La svolta vera e propria si ha nel 2003, con la caduta di Saddam a causa dell’intervento armato americano. Questo comporta per i curdi la possibilità di vedere inserita, all’interno della nuova costituzione, la nascita di una regione autonoma curda con un proprio governo ed un proprio parlamento. I peshmerga, storici combattenti curdi, vengono poi identificati come forze di sicurezza della regione. La regione autonoma del Kurdistan è realtà a partire dal 2005.
Nel 2014 sono proprio i peshmerga ad essere chiamati a combattere contro l’Isis: lo Stato islamico, sfruttando la debolezza dell’esercito iracheno, in quell’anno conquista Mosul e dilaga nel nord dell’Iraq, anche in alcune zone della regione curda. Dal 2014 al 2017, i Peshmerga sono impegnati nella battaglia all’Isis. Tuttavia, emergono contestualmente i dissidi con il governo centrale di Baghdad per la gestione delle risorse petrolifere, che iniziano ad essere vendute autonomamente, e per lo status della contesa provincia di Kirkuk. Per tal motivo Barzani, in qualità di presidente della regione autonoma del Kurdistan, promuove un referendum sull’indipendenza. Nel settembre del 2017 gran parte dell’elettorato vota a favore della secessione da Baghdad, tuttavia il mancato appoggio delle potenze internazionali e la reazione dell’esercito iracheno impediscono la proclamazione dell’indipendenza.
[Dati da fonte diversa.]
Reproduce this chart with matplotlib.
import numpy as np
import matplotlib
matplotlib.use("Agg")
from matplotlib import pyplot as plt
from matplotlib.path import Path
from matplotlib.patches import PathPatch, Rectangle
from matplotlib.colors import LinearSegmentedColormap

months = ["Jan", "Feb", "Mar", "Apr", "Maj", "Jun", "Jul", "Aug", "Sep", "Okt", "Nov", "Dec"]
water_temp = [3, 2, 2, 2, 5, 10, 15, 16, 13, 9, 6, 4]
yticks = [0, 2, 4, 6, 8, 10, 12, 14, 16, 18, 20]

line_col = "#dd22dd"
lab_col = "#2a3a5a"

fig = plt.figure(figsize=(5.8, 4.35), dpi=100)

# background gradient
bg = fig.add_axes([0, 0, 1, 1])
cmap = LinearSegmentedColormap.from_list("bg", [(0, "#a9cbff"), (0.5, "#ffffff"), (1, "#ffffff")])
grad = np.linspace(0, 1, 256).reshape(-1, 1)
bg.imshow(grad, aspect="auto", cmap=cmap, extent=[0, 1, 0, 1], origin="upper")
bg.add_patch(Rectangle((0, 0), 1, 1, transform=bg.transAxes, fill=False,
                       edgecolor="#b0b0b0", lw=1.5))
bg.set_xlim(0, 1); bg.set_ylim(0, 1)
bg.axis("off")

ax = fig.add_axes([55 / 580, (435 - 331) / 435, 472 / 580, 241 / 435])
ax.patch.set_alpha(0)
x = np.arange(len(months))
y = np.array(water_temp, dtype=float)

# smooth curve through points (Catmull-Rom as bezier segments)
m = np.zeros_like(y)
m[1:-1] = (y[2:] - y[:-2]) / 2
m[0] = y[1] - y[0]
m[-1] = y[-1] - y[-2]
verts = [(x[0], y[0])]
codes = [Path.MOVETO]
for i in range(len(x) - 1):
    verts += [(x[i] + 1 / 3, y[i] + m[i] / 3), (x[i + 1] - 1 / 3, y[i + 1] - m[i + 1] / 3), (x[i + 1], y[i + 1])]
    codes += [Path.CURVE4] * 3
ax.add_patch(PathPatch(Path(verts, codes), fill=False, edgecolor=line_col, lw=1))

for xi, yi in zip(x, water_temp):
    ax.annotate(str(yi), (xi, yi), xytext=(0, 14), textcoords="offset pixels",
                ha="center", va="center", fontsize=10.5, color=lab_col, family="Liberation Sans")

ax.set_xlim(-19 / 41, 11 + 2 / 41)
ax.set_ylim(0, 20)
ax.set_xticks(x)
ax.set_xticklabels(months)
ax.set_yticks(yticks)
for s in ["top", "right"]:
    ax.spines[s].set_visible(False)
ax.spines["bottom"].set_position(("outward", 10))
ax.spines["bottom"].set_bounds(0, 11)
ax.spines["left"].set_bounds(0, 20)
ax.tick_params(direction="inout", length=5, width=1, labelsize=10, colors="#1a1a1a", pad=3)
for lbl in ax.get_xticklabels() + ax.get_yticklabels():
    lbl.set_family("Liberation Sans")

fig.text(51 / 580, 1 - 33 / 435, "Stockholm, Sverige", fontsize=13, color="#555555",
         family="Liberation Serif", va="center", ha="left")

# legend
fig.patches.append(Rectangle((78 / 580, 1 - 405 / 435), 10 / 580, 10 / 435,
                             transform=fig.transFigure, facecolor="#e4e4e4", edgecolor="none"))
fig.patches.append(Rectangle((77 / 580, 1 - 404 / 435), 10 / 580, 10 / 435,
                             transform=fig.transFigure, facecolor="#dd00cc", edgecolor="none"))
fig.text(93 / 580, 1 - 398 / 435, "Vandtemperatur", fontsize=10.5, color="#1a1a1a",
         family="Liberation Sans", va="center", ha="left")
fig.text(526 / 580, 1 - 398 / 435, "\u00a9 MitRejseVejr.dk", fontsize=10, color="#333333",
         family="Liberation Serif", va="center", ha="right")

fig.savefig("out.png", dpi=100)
Rispetto alla composizione della regione storica del Kurdistan, i curdi che abitano in Siria occupano la parte occidentale. In curdo occidente viene indicato con il termine “Rojava“, da qui la denominazione con la quale gli stessi curdi riconoscono le regioni siriane da loro abitate.
Per la verità parlare di Kurdistan siriano è comunque improprio: a differenza che negli altri paesi dove si estende la regione a maggioranza curda, in Siria esistono più che altro delle aree contraddistinte dalla presenza curda. Tuttavia, nel contesto dell’intero Kurdistan, il ruolo dei curdo siriani è sempre stato importante. Questo perché il governo siriano retto da Hafez Al Assad, per tenere sotto pressione la Turchia, ha sempre concesso alla popolazione di queste aree un certo sostegno. Proprio qui, ad esempio, Ocalan ha organizzato il Pkk.
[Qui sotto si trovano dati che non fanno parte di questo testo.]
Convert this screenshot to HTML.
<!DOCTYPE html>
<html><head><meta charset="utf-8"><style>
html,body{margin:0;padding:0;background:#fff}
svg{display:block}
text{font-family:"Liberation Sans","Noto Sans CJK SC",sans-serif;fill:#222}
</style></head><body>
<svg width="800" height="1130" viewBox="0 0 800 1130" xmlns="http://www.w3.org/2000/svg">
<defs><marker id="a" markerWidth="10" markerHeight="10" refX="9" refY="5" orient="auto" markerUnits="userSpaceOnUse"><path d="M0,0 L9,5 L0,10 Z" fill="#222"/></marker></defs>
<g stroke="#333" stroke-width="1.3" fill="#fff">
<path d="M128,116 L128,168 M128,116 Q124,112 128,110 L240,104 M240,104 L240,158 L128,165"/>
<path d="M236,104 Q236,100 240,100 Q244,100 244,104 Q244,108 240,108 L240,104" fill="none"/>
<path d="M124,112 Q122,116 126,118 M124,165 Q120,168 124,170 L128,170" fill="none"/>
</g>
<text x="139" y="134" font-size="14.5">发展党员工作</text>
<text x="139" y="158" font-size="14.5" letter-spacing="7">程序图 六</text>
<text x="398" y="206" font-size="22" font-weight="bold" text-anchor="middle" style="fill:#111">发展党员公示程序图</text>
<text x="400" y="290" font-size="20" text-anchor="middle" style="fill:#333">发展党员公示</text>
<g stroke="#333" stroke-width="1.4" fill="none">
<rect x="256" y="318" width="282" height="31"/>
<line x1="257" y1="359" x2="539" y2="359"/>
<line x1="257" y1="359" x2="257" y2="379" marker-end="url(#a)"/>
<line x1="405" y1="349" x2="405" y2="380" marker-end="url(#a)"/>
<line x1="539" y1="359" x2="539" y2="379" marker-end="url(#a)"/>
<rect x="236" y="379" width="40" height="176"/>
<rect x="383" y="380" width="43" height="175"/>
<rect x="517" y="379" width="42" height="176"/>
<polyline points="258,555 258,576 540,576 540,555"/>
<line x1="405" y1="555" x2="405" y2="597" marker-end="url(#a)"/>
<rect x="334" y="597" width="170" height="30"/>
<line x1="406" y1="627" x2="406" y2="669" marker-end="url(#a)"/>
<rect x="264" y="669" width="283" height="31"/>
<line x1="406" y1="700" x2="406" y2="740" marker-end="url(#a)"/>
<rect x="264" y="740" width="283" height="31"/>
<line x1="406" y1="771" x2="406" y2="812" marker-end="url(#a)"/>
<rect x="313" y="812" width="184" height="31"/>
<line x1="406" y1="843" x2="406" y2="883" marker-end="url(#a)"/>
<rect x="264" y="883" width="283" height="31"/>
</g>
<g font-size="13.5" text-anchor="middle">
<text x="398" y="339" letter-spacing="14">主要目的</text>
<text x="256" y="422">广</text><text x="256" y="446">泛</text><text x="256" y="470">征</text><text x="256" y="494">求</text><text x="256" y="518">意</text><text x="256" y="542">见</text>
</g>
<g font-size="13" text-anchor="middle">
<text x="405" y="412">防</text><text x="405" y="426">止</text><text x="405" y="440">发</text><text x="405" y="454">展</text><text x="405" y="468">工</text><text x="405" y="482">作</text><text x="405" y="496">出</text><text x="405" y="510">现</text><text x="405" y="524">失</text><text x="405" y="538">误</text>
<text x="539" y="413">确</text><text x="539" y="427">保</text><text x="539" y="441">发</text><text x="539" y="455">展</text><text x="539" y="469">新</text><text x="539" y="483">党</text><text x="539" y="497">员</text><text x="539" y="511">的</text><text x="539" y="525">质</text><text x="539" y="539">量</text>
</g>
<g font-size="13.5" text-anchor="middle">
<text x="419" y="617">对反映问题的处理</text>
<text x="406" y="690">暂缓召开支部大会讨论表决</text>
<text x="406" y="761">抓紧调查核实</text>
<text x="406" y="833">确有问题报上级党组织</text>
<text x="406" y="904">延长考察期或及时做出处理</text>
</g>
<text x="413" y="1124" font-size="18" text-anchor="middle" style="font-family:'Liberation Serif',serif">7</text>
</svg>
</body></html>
Tuttavia, il sostegno non ha mai coinciso con autonomia politica delle città a maggioranza curda. Tra queste occorre ricordare Qamishli, Al Hasakah, Kobane ed il cantone di Afrin. Nel 2004 a Qamishli una rivolta a seguito di tafferugli iniziati all’interno dello stadio, incrina i rapporti con Damasco.
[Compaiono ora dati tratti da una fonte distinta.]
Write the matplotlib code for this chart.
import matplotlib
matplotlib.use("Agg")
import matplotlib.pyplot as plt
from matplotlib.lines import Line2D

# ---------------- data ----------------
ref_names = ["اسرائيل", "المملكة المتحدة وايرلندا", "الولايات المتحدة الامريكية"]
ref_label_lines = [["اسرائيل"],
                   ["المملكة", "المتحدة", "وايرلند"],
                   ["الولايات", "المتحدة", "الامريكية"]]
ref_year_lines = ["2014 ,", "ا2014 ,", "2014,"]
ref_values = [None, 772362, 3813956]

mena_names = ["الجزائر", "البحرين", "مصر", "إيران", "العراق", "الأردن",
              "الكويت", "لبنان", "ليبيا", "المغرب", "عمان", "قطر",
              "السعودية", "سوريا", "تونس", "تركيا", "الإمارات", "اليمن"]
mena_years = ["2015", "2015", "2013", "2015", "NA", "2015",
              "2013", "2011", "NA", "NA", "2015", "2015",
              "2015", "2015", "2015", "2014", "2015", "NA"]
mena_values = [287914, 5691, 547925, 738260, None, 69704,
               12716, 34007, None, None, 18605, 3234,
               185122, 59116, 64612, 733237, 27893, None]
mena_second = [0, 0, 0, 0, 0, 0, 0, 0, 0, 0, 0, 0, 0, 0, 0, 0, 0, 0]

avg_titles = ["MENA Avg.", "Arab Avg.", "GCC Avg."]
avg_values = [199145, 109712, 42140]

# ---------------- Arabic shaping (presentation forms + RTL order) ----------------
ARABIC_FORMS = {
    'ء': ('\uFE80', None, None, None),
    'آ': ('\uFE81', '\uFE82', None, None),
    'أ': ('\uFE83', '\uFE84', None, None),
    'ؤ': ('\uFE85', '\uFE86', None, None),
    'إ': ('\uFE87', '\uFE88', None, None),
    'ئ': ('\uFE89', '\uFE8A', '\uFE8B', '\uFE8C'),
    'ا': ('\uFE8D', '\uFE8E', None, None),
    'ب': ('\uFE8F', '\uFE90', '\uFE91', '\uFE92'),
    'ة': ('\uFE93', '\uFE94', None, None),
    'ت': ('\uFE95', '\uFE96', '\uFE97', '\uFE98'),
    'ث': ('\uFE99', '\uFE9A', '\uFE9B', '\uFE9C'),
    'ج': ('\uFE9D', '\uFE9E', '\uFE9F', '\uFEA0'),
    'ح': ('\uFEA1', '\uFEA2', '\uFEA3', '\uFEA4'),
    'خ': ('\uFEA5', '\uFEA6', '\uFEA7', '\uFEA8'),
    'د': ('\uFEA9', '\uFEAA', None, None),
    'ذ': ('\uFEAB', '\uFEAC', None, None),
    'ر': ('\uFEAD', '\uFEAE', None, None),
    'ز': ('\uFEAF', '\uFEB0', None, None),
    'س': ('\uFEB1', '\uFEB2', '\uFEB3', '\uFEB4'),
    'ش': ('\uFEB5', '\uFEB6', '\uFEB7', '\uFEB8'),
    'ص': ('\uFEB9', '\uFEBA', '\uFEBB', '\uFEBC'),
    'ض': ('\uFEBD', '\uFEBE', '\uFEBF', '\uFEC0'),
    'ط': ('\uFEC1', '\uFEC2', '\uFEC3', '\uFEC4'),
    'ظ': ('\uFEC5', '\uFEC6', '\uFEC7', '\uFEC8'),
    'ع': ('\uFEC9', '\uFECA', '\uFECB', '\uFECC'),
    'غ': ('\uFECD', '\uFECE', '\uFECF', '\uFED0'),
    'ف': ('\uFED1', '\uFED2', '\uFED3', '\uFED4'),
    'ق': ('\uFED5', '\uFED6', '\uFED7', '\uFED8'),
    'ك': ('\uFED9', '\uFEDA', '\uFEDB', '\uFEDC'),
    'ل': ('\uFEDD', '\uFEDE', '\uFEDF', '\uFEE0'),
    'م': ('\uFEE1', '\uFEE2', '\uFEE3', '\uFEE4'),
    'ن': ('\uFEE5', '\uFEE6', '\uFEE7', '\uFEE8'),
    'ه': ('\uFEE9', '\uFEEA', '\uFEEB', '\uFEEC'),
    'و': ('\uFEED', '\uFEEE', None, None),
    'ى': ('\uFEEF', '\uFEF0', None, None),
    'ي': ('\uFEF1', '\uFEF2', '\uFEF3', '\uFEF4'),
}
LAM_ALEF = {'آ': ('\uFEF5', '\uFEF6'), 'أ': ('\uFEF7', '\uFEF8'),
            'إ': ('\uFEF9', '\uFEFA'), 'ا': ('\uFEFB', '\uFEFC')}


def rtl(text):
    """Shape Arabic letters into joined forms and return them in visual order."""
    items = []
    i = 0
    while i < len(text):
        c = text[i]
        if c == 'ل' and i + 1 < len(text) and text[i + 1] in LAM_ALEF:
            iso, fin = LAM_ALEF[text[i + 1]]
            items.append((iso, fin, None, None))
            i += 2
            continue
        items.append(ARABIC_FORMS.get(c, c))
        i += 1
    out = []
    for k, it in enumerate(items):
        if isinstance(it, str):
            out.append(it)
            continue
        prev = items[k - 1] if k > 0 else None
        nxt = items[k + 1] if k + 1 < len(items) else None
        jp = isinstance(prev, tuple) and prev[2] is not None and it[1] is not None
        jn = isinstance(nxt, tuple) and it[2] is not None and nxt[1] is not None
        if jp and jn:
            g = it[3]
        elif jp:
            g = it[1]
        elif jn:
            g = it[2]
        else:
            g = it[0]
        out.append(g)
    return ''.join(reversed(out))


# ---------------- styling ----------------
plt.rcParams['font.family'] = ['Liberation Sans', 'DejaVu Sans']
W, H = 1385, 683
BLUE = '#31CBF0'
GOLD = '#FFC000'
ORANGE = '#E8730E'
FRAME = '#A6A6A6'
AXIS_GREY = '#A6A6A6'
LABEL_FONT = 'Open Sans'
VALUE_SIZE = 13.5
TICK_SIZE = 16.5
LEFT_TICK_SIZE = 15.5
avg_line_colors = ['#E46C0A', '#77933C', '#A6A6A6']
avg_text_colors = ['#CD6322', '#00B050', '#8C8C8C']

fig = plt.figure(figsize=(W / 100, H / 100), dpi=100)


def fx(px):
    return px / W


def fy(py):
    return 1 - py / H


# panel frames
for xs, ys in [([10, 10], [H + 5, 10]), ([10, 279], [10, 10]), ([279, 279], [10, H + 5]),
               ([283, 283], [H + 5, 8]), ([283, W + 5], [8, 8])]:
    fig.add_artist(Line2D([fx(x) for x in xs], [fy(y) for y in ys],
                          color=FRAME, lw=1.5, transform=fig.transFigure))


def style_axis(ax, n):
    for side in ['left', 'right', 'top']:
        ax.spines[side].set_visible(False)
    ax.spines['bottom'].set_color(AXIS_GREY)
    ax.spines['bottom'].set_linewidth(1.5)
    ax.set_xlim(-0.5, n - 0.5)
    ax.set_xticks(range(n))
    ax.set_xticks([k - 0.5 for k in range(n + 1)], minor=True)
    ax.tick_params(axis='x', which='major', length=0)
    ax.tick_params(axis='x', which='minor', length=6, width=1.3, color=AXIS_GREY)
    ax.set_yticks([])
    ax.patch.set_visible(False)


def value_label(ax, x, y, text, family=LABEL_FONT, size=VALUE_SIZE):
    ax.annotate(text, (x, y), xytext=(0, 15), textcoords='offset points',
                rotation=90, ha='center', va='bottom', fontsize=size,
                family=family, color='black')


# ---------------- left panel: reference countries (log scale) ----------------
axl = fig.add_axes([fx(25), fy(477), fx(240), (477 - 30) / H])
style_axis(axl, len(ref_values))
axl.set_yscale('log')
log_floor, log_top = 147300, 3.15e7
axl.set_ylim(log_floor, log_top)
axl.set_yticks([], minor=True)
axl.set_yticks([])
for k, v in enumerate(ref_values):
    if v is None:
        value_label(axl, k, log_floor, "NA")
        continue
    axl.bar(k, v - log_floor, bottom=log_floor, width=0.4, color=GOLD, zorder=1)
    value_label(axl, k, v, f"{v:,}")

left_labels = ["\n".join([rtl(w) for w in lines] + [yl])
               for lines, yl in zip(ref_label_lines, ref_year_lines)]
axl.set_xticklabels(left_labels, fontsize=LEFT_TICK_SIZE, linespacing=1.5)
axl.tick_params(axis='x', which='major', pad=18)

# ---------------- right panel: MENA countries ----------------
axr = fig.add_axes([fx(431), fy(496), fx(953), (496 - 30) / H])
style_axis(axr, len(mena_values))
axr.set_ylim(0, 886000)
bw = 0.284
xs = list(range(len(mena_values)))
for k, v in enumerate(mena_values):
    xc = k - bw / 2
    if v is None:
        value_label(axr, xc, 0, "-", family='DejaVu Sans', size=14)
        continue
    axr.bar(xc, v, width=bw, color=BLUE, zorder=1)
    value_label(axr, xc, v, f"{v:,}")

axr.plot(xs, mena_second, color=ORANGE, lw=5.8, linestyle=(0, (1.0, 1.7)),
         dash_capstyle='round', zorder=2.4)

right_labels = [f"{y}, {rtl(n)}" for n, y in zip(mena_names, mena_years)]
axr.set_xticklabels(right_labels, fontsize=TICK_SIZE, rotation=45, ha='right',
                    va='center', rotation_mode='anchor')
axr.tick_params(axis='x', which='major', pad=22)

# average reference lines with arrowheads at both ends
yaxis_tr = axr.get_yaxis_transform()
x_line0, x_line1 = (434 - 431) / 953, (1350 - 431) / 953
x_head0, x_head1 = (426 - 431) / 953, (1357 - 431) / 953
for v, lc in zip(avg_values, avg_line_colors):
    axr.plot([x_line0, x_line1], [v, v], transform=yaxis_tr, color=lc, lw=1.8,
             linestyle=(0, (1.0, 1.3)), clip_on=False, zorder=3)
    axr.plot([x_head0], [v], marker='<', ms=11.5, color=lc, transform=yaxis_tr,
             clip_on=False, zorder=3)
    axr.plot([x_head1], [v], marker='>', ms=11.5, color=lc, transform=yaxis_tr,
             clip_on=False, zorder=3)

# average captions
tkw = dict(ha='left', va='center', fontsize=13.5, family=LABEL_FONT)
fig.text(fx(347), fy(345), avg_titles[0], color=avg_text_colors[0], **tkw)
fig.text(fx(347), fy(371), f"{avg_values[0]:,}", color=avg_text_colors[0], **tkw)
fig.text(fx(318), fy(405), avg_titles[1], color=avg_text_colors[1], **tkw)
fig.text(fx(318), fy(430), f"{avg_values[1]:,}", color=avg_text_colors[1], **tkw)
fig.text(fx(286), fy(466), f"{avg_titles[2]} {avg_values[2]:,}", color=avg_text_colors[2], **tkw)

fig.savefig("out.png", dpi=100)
La svolta però arriva nel 2012: con il presidente siriano Bashar Al Assad in difficoltà per via della guerra civile scoppiata nel paese, i curdi trainati dalle fazioni del Ypg si auto organizzano e prendono il controllo delle aree da loro maggiormente abitate. Nasce così la regione “de facto” del Rojava, controllata dalle milizie curde ed autonoma da Damasco. Dal 2014 le Ypg intraprendono una lotta contro l’Isis, il quale avanza nelle aree attorno Kobane. L’anno seguente, le milizie Ypg entrano nella coalizione denominata Sdf e, con l’appoggio Usa, dilagano in tutto l’est della Siria, anche in zone a maggioranza araba.
La prospettiva della formazione di una vasta regione autonoma curda lungo il confine con la Siria, agita la Turchia di Erdogan che, per tal motivo, dal 2016 inizia ad attuare operazioni militari all’interno del territorio siriano. Nel 2018, Ankara lancia l’offensiva denominata “Ramoscello d’Ulivo”, con la quale viene occupato il cantone di Afrin. Nel 2019 invece, analoga missione viene lanciata in gran parte del Rojava.